Logan Wells’ family raises the $190,000 to build skate park in his memory in Anaheim

Friends and family of Logan Wells, a Yorba Linda teen killed while skateboarding in 2014, are planning a spring groundbreaking for a memorial skate park in Anaheim.

Fundraising efforts netted $190,000 to design and build the Logan Wells Memorial SkateZone next to the East Anaheim Gymnasium. The park could be ready for use by early next year, Anaheim spokeswoman Lauren Gold said.

“I kind of feel like we’re a step closer to some peace,” Katie Wells, Logan’s mother, said. “We put so much emotion and effort into the fundraising, I think we kind of pushed the grieving part aside.”

Logan Wells, a 16-year-old El Dorado High student with a passion for skateboarding, was struck while skating March 23, 2014, and died hours later at a hospital.

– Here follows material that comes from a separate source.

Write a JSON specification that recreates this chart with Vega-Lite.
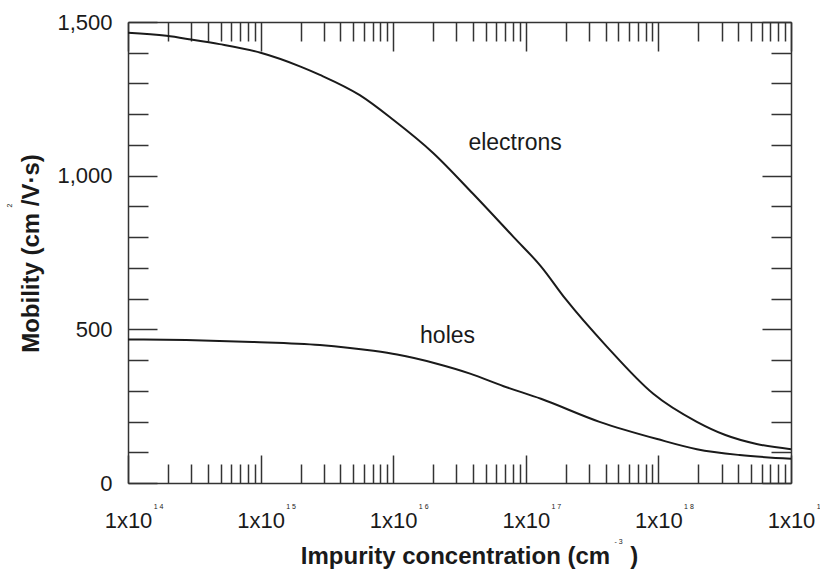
{
  "$schema": "https://vega.github.io/schema/vega-lite/v6.json",
  "width": 663,
  "height": 461,
  "autosize": "none",
  "padding": {"left": 128, "top": 22, "right": 29, "bottom": 88},
  "background": "white",
  "config": {
    "view": {"stroke": null},
    "font": "Liberation Sans",
    "axis": {
      "labelFont": "Liberation Sans",
      "titleFont": "Liberation Sans",
      "domainColor": "#333333",
      "tickColor": "#333333",
      "labelColor": "#1a1a1a",
      "titleColor": "#1a1a1a",
      "grid": false
    }
  },
  "datasets": {
    "curves": [
      {"N": 1e14, "mobility": 1465, "carrier": "electrons"},
      {"N": 1.95e14, "mobility": 1455, "carrier": "electrons"},
      {"N": 3.0e14, "mobility": 1443, "carrier": "electrons"},
      {"N": 4.9e14, "mobility": 1428, "carrier": "electrons"},
      {"N": 1e15, "mobility": 1400, "carrier": "electrons"},
      {"N": 2.0e15, "mobility": 1355, "carrier": "electrons"},
      {"N": 2.8e15, "mobility": 1328, "carrier": "electrons"},
      {"N": 5.6e15, "mobility": 1262, "carrier": "electrons"},
      {"N": 1e16, "mobility": 1182, "carrier": "electrons"},
      {"N": 2e16, "mobility": 1074, "carrier": "electrons"},
      {"N": 4e16, "mobility": 941, "carrier": "electrons"},
      {"N": 8.1e16, "mobility": 800, "carrier": "electrons"},
      {"N": 1.3e17, "mobility": 705, "carrier": "electrons"},
      {"N": 2.0e17, "mobility": 598, "carrier": "electrons"},
      {"N": 4.1e17, "mobility": 443, "carrier": "electrons"},
      {"N": 9.1e17, "mobility": 291, "carrier": "electrons"},
      {"N": 1.95e18, "mobility": 199, "carrier": "electrons"},
      {"N": 3.2e18, "mobility": 156, "carrier": "electrons"},
      {"N": 5.5e18, "mobility": 127, "carrier": "electrons"},
      {"N": 1e19, "mobility": 110, "carrier": "electrons"},
      {"N": 1e14, "mobility": 467, "carrier": "holes"},
      {"N": 2.75e14, "mobility": 465, "carrier": "holes"},
      {"N": 8.7e14, "mobility": 459, "carrier": "holes"},
      {"N": 2.8e15, "mobility": 449, "carrier": "holes"},
      {"N": 7.1e15, "mobility": 430, "carrier": "holes"},
      {"N": 1.07e16, "mobility": 418, "carrier": "holes"},
      {"N": 2.1e16, "mobility": 389, "carrier": "holes"},
      {"N": 3.8e16, "mobility": 356, "carrier": "holes"},
      {"N": 6.8e16, "mobility": 315, "carrier": "holes"},
      {"N": 1.3e17, "mobility": 274, "carrier": "holes"},
      {"N": 3.6e17, "mobility": 199, "carrier": "holes"},
      {"N": 9.8e17, "mobility": 143, "carrier": "holes"},
      {"N": 1.95e18, "mobility": 110, "carrier": "holes"},
      {"N": 4.1e18, "mobility": 91, "carrier": "holes"},
      {"N": 1e19, "mobility": 79, "carrier": "holes"}
    ],
    "labels": [
      {"N": 8.3e16, "mobility": 1105, "text": "electrons"},
      {"N": 2.57e16, "mobility": 478, "text": "holes"}
    ]
  },
  "layer": [
    {
      "data": {"name": "curves"},
      "transform": [{"filter": "datum.carrier === 'electrons'"}],
      "mark": {"type": "line", "color": "#1a1a1a", "strokeWidth": 2, "interpolate": "monotone"},
      "encoding": {
        "x": {
          "field": "N", "type": "quantitative",
          "scale": {"type": "log", "domain": [1e14, 1e19], "nice": false},
          "axis": {
            "orient": "bottom", "title": null, "labels": false,
            "values": [1e14,2e14,3e14,4e14,5e14,6e14,7e14,8e14,9e14,1e15,2e15,3e15,4e15,5e15,6e15,7e15,8e15,9e15,1e16,2e16,3e16,4e16,5e16,6e16,7e16,8e16,9e16,1e17,2e17,3e17,4e17,5e17,6e17,7e17,8e17,9e17,1e18,2e18,3e18,4e18,5e18,6e18,7e18,8e18,9e18,1e19],
            "domainWidth": 1.5, "tickWidth": 1.5,
            "tickSize": {"condition": {"test": "abs(log(datum.value)/LN10 - round(log(datum.value)/LN10)) < 0.01", "value": -28}, "value": -19}
          }
        },
        "y": {
          "field": "mobility", "type": "quantitative",
          "scale": {"domain": [0, 1500], "nice": false},
          "axis": {
            "orient": "left", "title": null, "labels": false,
            "values": [0,100,200,300,400,500,600,700,800,900,1000,1100,1200,1300,1400,1500],
            "domainWidth": 1.5, "tickWidth": 1.5,
            "tickSize": {"condition": {"test": "datum.value % 500 === 0", "value": -29}, "value": -20}
          }
        }
      }
    },
    {
      "data": {"name": "curves"},
      "transform": [{"filter": "datum.carrier === 'holes'"}],
      "mark": {"type": "line", "color": "#1a1a1a", "strokeWidth": 2, "interpolate": "monotone"},
      "encoding": {
        "x": {
          "field": "N", "type": "quantitative",
          "scale": {"type": "log", "domain": [1e14, 1e19], "nice": false},
          "axis": {
            "orient": "top", "title": null, "labels": false,
            "values": [1e14,2e14,3e14,4e14,5e14,6e14,7e14,8e14,9e14,1e15,2e15,3e15,4e15,5e15,6e15,7e15,8e15,9e15,1e16,2e16,3e16,4e16,5e16,6e16,7e16,8e16,9e16,1e17,2e17,3e17,4e17,5e17,6e17,7e17,8e17,9e17,1e18,2e18,3e18,4e18,5e18,6e18,7e18,8e18,9e18,1e19],
            "domainWidth": 1.5, "tickWidth": 1.5,
            "tickSize": {"condition": {"test": "abs(log(datum.value)/LN10 - round(log(datum.value)/LN10)) < 0.01", "value": -29}, "value": -19}
          }
        },
        "y": {
          "field": "mobility", "type": "quantitative",
          "scale": {"domain": [0, 1500], "nice": false},
          "axis": {
            "orient": "right", "title": null, "labels": false,
            "values": [0,100,200,300,400,500,600,700,800,900,1000,1100,1200,1300,1400,1500],
            "domainWidth": 1.5, "tickWidth": 1.5,
            "tickSize": {"condition": {"test": "datum.value % 500 === 0", "value": -29}, "value": -20}
          }
        }
      }
    },
    {
      "data": {"name": "labels"},
      "transform": [{"filter": "datum.text === 'electrons'"}],
      "mark": {"type": "text", "fontSize": 23, "color": "#1a1a1a", "align": "center", "baseline": "middle", "font": "Liberation Sans"},
      "encoding": {
        "text": {"field": "text"},
        "x": {
          "field": "N", "type": "quantitative",
          "scale": {"type": "log", "domain": [1e14, 1e19], "nice": false},
          "axis": {
            "orient": "bottom", "ticks": false, "domain": false,
            "values": [1e14, 1e15, 1e16, 1e17, 1e18, 1e19],
            "labelExpr": "'1x10'", "labelFontSize": 22, "labelPadding": 27,
            "labelFlush": false, "labelOverlap": false, "labelBound": false,
            "title": "Impurity concentration (cm\u00a0\u00a0\u00a0)",
            "titleFontSize": 24, "titleFontWeight": "bold",
            "titleX": 341, "titleY": 73, "titleBaseline": "middle", "titleAlign": "center"
          }
        },
        "y": {
          "field": "mobility", "type": "quantitative",
          "scale": {"domain": [0, 1500], "nice": false},
          "axis": {
            "orient": "left", "ticks": false, "domain": false,
            "values": [0, 500, 1000, 1500], "format": ",d",
            "labelFontSize": 22, "labelPadding": 16,
            "labelFlush": false, "labelOverlap": false, "labelBound": false,
            "title": "Mobility (cm\u00a0/V·s)",
            "titleFontSize": 24, "titleFontWeight": "bold", "titleAngle": -90,
            "titleX": -97, "titleY": 231, "titleBaseline": "middle", "titleAlign": "center"
          }
        }
      }
    },
    {
      "data": {"name": "labels"},
      "transform": [{"filter": "datum.text === 'holes'"}],
      "mark": {"type": "text", "fontSize": 23, "color": "#1a1a1a", "align": "center", "baseline": "middle", "font": "Liberation Sans"},
      "encoding": {
        "text": {"field": "text"},
        "x": {
          "field": "N", "type": "quantitative",
          "scale": {"type": "log", "domain": [1e14, 1e19], "nice": false},
          "axis": {
            "orient": "bottom", "ticks": false, "domain": false,
            "values": [1e14, 1e15, 1e16, 1e17, 1e18, 1e19],
            "labelExpr": "'1 ' + (round(log(datum.value)/LN10) - 10)",
            "labelFontSize": 7, "labelPadding": 19, "labelOffset": 30,
            "labelFlush": false, "labelOverlap": false, "labelBound": false,
            "title": "- 3", "titleFontSize": 7, "titleFontWeight": "normal",
            "titleX": 490, "titleY": 58, "titleBaseline": "middle", "titleAlign": "center"
          }
        },
        "y": {
          "field": "mobility", "type": "quantitative",
          "scale": {"domain": [0, 1500], "nice": false},
          "axis": {
            "orient": "left", "ticks": false, "domain": false, "labels": false,
            "values": [0, 500, 1000, 1500],
            "title": "2", "titleFontSize": 7, "titleFontWeight": "normal", "titleAngle": -90,
            "titleX": -119, "titleY": 183, "titleBaseline": "middle", "titleAlign": "center"
          }
        }
      }
    }
  ],
  "resolve": {"axis": {"x": "independent", "y": "independent"}}
}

Supporters initially hoped to build a memorial skate park in Yorba Linda, but officials said the obstacles – finding a suitable spot and and raising a projected $1 million – were too great. Anaheim officials stepped in to offer a space next to the gym and police station.

“I love the location because I think parents with younger kids can feel safe with the police station right there,” Katie Wells said.

Logan Wells' parents, from right, mother Katie Wells, father Joe Wells, and stepmother Gloriana Wells, all of Yorba Linda, walk through the future site of a skate park to be named after him in Anaheim in 2016. /File photo by Ed Crisostomo, The Orange County Register/SCNG
Logan Wells’ parents, from right, mother Katie Wells, father Joe Wells, and stepmother Gloriana Wells, all of Yorba Linda, walk through the future site of a skate park to be named after him in Anaheim in 2016. /File photo by Ed Crisostomo, The Orange County Register/SCNG

She and Joe Wells, Logan’s father, expressed their gratitude to everyone who donated or helped the effort in some way. Joe Wells said they held golf tournaments, restaurant benefits and a 5K run. Businesses, charities and even kids who could only give a few dollars chipped in.

“It’s been a lot of work to get to this point. We were almost a little bit discouraged” at cost estimates that seemed to keep growing, Joe Wells said.

But Logan’s parents both said the community, even strangers, have been in their corner the whole time.

“Out of a tragedy, it’s been beautiful the support we’ve gotten,” Katie Wells said.

Gold said proposals to design and build the park are due to Anaheim by Feb. 20. Community meetings will be held in spring to get input on the park’s design, and the family hopes to have a groundbreaking ceremony May 25, when Logan would have turned 21.